Given all the regulations on financial transactions and payments related to money laundering, I doubt very much if the companies receiving the bets can claim ignorance of the fact that they in effect are the conduit for bets made on cockfights online. I’m speculating about potential anti-trust issues and the concept of “mule accounts” that could open a can of worms. One unhappy former participant in these online sabong has suggested for the Senate to invite the BIR and inquire on the record of payments made by incorporators and investors of online sabong, especially those in the class A & B category who get monthly dividends in the millions, some of whom have been buying hectares of prime properties.
Aside from the intentional delay in suspending online sabong, reports have trickled in from provinces that traditional sabong will remain prohibited until Alert Level 1 is declared for the province.

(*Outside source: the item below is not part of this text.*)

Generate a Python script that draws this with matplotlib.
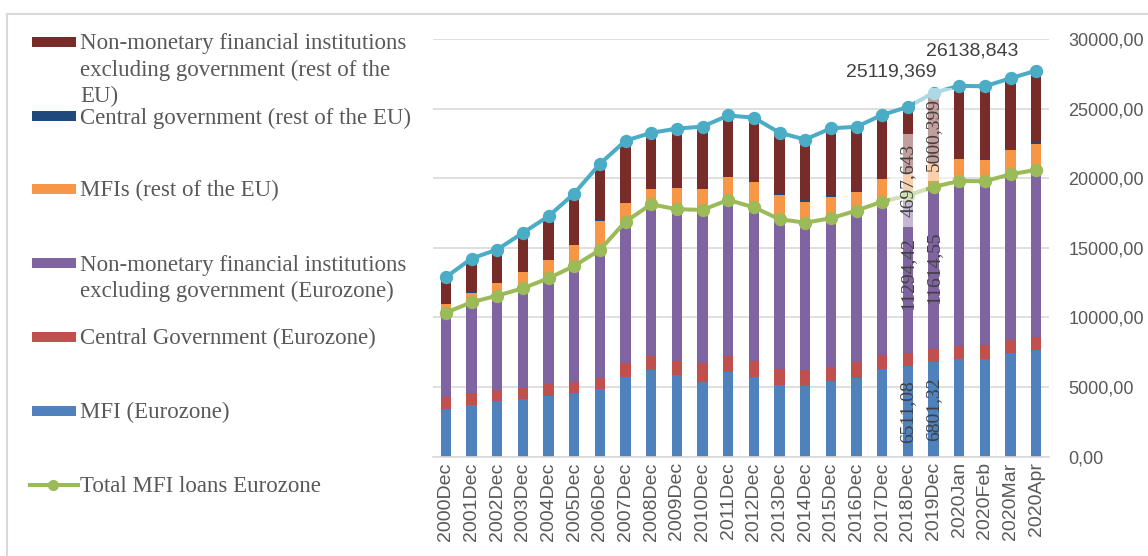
import matplotlib
matplotlib.use("Agg")
import matplotlib.pyplot as plt
import numpy as np
from matplotlib.lines import Line2D
from matplotlib.patches import Rectangle
from matplotlib.ticker import FuncFormatter

# Periods on the x axis
periods = ['2000Dec', '2001Dec', '2002Dec', '2003Dec', '2004Dec', '2005Dec',
           '2006Dec', '2007Dec', '2008Dec', '2009Dec', '2010Dec', '2011Dec',
           '2012Dec', '2013Dec', '2014Dec', '2015Dec', '2016Dec', '2017Dec',
           '2018Dec', '2019Dec', '2020Jan', '2020Feb', '2020Mar', '2020Apr']

# Stacked series, bottom to top
mfi_ez = [3400, 3740, 3980, 4145, 4380, 4555, 4860, 5750, 6230, 5870, 5390, 6065,
          5700, 5150, 5100, 5440, 5675, 6280, 6511.08, 6801.32, 7020, 7020, 7430, 7665]
gov_ez = [880, 815, 810, 810, 820, 790, 815, 960, 1025, 1005, 1320, 1190,
          1175, 1130, 1130, 1025, 1150, 1025, 960, 958, 955, 1005, 955, 955]
nmfi_ez = [6060, 6540, 6775, 7140, 7615, 8355, 9175, 10175, 10875, 10900, 11015, 11185,
           11040, 10775, 10580, 10660, 10850, 11015, 11294.42, 11614.55, 11830, 11760, 11900, 11975]
mfi_eu = [600, 690, 890, 1150, 1315, 1510, 2085, 1320, 1080, 1510, 1490, 1630,
          1840, 1745, 1510, 1550, 1370, 1610, 1626.226, 1734.574, 1560, 1560, 1755, 1850]
gov_eu = [30, 30, 30, 30, 30, 30, 60, 40, 30, 40, 40, 40,
          40, 40, 150, 40, 50, 50, 30, 30, 40, 40, 40, 180]
nmfi_eu = [1918, 2420, 2390, 2800, 3110, 3660, 4030, 4450, 4020, 4240, 4450, 4400,
           4555, 4430, 4310, 4870, 4600, 4570, 4697.643, 5000.399, 5230, 5220, 5100, 5100]

series = [
    (mfi_ez, '#4f81bd', 'MFI (Eurozone)'),
    (gov_ez, '#c0504d', 'Central Government (Eurozone)'),
    (nmfi_ez, '#8064a2', 'Non-monetary financial institutions\nexcluding government (Eurozone)'),
    (mfi_eu, '#f79646', 'MFIs (rest of the EU)'),
    (gov_eu, '#1f497d', 'Central government (rest of the EU)'),
    (nmfi_eu, '#772c2a', 'Non-monetary financial institutions\nexcluding government (rest of the\nEU)'),
]

W, H = 1148, 556
fig = plt.figure(figsize=(W / 100, H / 100), dpi=100)


def fx(px):
    return px / W


def fy(py):
    return 1 - py / H


ax = fig.add_axes([fx(433), fy(456.7), (1049 - 433) / W, (456.7 - 39) / H])

x = np.arange(len(periods))
bottom = np.zeros(len(periods))
for vals, color, _ in series:
    ax.bar(x, vals, 0.4, bottom=bottom, color=color, zorder=2)
    bottom += np.array(vals)

total_all = bottom
total_ez = np.array(mfi_ez) + np.array(gov_ez) + np.array(nmfi_ez)

ax.plot(x, total_all, color='#4bacc6', lw=2.9, marker='o', ms=8.6, zorder=3)
ax.plot(x, total_ez, color='#9bbb59', lw=2.9, marker='o', ms=8.6, zorder=3)

ax.set_xlim(-0.5, len(periods) - 0.5)
ax.set_ylim(0, 30000)
ax.set_yticks(np.arange(0, 30001, 5000))
ax.yaxis.tick_right()
ax.yaxis.set_major_formatter(FuncFormatter(lambda v, p: f"{v:.2f}".replace('.', ',')))
ax.grid(axis='y', color='#d9d9d9', lw=1.2, zorder=0)
ax.set_axisbelow(True)
for s in ['top', 'left', 'right']:
    ax.spines[s].set_visible(False)
ax.spines['bottom'].set_color('#d9d9d9')
ax.spines['bottom'].set_linewidth(1.2)

ax.set_xticks(x)
ax.set_xticklabels(periods, rotation=90, family='Liberation Sans', fontsize=14, color='#595959')
ax.tick_params(axis='x', length=0, pad=4)
ax.tick_params(axis='y', length=0, pad=14, labelsize=13, labelcolor='#595959')
for t in ax.get_yticklabels():
    t.set_family('Liberation Sans')

# Data labels for 2018Dec and 2019Dec
lab_font = dict(family='Liberation Serif', fontsize=14, color='#404040',
                rotation=90, ha='center', va='center', zorder=5)
box = dict(boxstyle='square,pad=0.5', facecolor='white', edgecolor='none', alpha=0.55)
dr_offsets = {18: -41, 19: -7}
for i in (18, 19):
    ax.text(i, mfi_ez[i] / 2, f"{mfi_ez[i]:.2f}".replace('.', ','), **lab_font)
    ax.text(i, mfi_ez[i] + gov_ez[i] + nmfi_ez[i] / 2,
            f"{nmfi_ez[i]:.2f}".replace('.', ','), **lab_font)
    seg_mid = total_all[i] - nmfi_eu[i] / 2
    ax.annotate(f"{nmfi_eu[i]:.3f}".replace('.', ','), (i, seg_mid),
                xytext=(0, dr_offsets[i] * 0.72), textcoords='offset points',
                bbox=box, **lab_font)

tot_offsets = {18: (-17, 35), 19: (39, 42)}
for i in (18, 19):
    dx, dy = tot_offsets[i]
    ax.annotate(f"{total_all[i]:.3f}".replace('.', ','), (i, total_all[i]),
                xytext=(dx * 0.72, dy * 0.72), textcoords='offset points',
                ha='center', va='center', family='Liberation Sans', fontsize=14,
                color='#404040', zorder=5)

# Legend drawn on the figure
leg_rows = [
    (42, series[5]),
    (116, series[4]),
    (189, series[3]),
    (263, series[2]),
    (337, series[1]),
    (411, series[0]),
]
for yc, (_, color, label) in leg_rows:
    fig.patches.append(Rectangle((fx(32), fy(yc + 5)), (76 - 32) / W, 10 / H,
                                 transform=fig.transFigure, facecolor=color,
                                 edgecolor='none'))
    for k, line in enumerate(label.split('\n')):
        fig.text(fx(80), fy(yc + 7.5 + 26.3 * k), line, family='Liberation Serif',
                 fontsize=16.5, color='#595959', va='baseline', ha='left')

fig.add_artist(Line2D([fx(30), fx(78)], [fy(485), fy(485)], color='#9bbb59', lw=2.9,
                      transform=fig.transFigure))
fig.add_artist(Line2D([fx(53)], [fy(485)], color='#9bbb59', marker='o', ms=7,
                      transform=fig.transFigure))
fig.text(fx(80), fy(492.5), 'Total MFI loans Eurozone', family='Liberation Serif',
         fontsize=16.5, color='#595959', va='baseline', ha='left')

# Chart border
fig.add_artist(Line2D([fx(7), fx(1148)], [fy(14), fy(14)], color='#d9d9d9', lw=1.5,
                      transform=fig.transFigure))
fig.add_artist(Line2D([fx(7), fx(7)], [fy(14), fy(556)], color='#d9d9d9', lw=1.5,
                      transform=fig.transFigure))

fig.savefig('out.png', dpi=100)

Traditional cockfighters call it “resbak” or getting back at the critics of online sabong as there has long been a suspicion that many mayors or LGUs have been enticed or corrupted by e-sabong operators, and the pronouncements and “rumors” being spread is under the direction of certain operators to frustrate those clamoring for the return to traditional sabong or an act of allegiance by corrupted local officials.
By coincidence Senator Francis Tolentino recently appealed to local officials to restore traditional sabong in order to phase out online sabong. While it may not be their expertise, Senator Tolentino and Senator Dela Rosa could be the champions of a multi-billion industry, employing millions of Filipinos in related industries by working with various sectors to get a deep understanding of the industry and craft legislation that will recognize traditional cockfighting as the real industry that it is. The industry sorely needs representation for the billions of pesos generated, the millions of jobs created and protection for citizens being exploited by e-sabong.